Input records:
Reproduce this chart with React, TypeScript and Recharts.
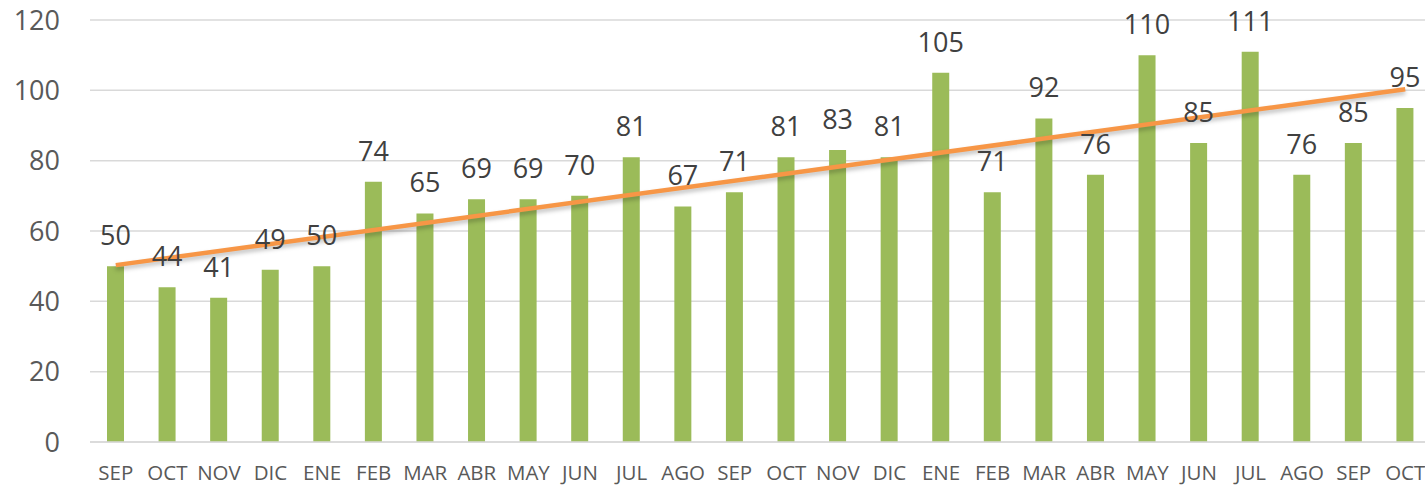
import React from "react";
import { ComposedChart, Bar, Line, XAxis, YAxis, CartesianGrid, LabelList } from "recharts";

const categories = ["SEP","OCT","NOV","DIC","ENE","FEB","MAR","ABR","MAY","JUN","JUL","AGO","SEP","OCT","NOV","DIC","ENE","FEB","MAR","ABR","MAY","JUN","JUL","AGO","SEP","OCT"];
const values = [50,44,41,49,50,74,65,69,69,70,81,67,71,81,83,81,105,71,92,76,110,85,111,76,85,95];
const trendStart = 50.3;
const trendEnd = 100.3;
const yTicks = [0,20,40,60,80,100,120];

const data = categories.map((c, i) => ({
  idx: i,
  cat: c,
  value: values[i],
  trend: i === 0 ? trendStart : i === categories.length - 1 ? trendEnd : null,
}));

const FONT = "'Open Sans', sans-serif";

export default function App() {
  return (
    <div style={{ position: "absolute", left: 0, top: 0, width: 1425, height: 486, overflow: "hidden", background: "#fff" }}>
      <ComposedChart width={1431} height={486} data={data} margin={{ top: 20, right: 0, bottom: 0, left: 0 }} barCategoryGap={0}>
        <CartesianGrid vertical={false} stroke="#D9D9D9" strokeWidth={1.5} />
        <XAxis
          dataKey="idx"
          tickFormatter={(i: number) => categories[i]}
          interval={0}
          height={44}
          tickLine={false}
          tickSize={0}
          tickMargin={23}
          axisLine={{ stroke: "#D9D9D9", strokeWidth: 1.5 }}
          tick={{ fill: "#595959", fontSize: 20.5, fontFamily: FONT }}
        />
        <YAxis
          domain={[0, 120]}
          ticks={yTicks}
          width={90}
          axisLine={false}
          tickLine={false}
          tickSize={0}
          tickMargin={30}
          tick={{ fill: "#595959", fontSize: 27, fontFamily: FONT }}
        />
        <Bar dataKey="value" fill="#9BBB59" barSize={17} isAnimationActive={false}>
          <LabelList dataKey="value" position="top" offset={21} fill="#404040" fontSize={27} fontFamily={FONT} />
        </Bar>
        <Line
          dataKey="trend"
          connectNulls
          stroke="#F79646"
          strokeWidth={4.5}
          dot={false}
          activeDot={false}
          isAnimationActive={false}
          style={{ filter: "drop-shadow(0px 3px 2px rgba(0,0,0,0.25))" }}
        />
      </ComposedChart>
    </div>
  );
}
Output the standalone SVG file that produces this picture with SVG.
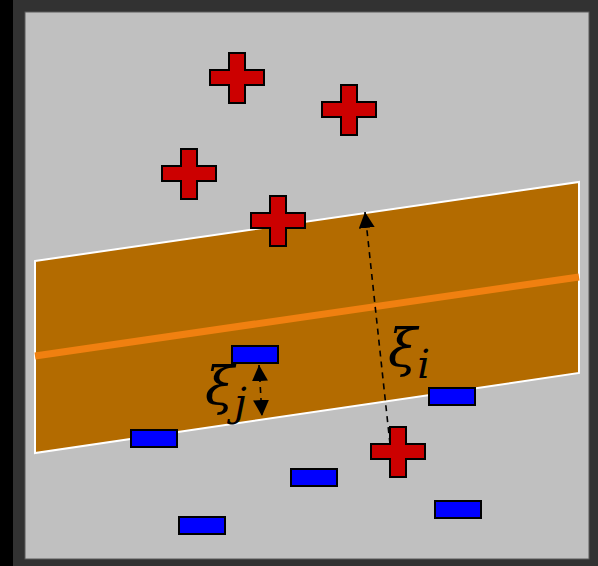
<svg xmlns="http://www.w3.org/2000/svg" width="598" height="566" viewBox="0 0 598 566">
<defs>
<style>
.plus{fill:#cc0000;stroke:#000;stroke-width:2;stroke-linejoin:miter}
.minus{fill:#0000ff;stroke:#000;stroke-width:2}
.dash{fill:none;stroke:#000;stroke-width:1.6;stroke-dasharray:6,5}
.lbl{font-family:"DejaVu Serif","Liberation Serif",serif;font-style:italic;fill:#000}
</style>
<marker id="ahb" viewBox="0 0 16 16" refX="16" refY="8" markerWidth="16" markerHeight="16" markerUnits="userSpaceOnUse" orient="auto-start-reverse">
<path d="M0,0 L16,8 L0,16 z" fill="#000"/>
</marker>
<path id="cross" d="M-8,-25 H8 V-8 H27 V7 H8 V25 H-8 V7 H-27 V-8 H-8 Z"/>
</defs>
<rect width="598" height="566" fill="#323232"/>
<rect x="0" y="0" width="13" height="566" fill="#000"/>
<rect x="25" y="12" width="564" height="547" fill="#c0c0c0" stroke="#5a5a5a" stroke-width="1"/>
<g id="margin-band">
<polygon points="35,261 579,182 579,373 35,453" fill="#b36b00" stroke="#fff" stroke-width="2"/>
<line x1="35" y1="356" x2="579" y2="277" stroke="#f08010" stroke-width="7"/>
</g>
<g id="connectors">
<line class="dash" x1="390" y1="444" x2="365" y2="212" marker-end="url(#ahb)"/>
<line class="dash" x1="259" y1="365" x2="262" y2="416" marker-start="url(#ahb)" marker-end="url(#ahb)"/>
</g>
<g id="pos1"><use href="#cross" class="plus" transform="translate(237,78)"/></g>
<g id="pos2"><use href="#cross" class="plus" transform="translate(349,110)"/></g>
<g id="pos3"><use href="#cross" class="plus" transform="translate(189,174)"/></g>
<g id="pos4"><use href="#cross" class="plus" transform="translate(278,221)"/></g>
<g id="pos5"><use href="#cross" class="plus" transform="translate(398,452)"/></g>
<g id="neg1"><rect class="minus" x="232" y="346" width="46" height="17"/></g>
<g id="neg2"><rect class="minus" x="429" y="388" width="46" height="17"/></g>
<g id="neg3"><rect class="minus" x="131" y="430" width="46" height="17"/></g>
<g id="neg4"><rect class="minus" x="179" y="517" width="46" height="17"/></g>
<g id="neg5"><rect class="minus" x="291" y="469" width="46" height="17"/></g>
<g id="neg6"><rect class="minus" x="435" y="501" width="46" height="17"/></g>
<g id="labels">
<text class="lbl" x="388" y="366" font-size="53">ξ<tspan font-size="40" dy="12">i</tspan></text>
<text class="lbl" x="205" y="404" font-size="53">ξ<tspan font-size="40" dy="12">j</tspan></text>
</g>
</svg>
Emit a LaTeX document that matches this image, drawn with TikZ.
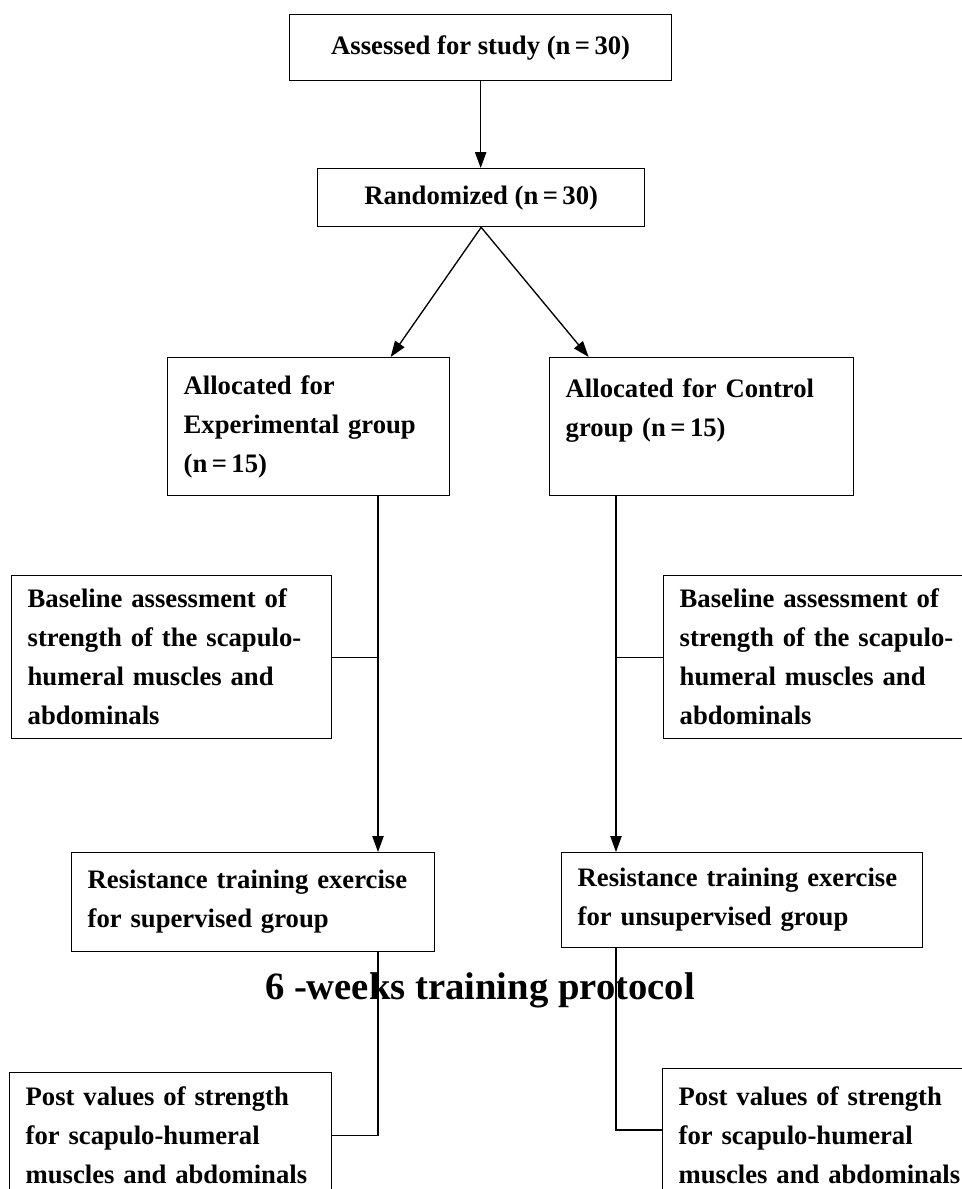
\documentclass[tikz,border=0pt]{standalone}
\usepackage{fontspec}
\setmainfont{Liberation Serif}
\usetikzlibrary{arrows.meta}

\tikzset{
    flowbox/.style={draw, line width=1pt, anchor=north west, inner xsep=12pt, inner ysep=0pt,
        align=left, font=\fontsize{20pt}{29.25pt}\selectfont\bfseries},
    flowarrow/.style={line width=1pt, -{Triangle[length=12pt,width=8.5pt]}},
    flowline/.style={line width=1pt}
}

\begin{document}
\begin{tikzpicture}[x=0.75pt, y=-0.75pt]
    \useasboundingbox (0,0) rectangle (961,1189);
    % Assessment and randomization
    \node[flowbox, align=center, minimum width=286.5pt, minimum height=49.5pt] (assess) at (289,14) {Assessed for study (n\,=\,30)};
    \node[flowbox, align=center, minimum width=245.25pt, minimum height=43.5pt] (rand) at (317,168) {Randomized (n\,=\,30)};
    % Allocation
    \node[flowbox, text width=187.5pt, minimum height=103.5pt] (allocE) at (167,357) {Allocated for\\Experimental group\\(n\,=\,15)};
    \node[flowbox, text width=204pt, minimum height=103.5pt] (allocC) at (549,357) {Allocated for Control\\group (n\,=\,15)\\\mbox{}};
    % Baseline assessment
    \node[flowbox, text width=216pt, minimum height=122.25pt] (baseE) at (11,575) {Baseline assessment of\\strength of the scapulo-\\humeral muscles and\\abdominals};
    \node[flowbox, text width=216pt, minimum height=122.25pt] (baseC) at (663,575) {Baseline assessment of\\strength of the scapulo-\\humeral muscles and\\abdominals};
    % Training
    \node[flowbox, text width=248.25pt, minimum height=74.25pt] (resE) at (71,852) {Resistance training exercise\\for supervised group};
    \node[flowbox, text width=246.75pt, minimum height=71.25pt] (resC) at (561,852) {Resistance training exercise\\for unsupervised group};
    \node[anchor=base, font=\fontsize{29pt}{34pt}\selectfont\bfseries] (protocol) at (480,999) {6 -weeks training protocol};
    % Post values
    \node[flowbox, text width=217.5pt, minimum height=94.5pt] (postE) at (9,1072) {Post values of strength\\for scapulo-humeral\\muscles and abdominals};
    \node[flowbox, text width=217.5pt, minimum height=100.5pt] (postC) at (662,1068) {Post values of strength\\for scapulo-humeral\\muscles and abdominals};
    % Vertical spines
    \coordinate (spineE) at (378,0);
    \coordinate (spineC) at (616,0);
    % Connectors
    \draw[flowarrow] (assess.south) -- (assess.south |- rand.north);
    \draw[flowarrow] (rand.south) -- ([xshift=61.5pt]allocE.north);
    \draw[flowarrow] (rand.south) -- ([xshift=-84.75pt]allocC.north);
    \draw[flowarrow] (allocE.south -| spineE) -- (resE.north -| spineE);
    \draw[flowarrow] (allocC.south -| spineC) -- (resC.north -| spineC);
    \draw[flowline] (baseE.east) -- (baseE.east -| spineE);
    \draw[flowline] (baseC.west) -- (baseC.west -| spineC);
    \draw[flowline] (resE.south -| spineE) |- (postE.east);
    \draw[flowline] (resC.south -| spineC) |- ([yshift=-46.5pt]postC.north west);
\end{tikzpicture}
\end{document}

The exercise:
Go from the first line of the listing to the line holding "YAxis, CartesianGrid, LabelList" and, please, transcribe those lines exactly, both included, with no pictures.

Exercise output:
Reproduce this chart with React, TypeScript and Recharts.
import React from "react";
import { ComposedChart, Bar, Line, XAxis, YAxis, CartesianGrid, LabelList } from "recharts";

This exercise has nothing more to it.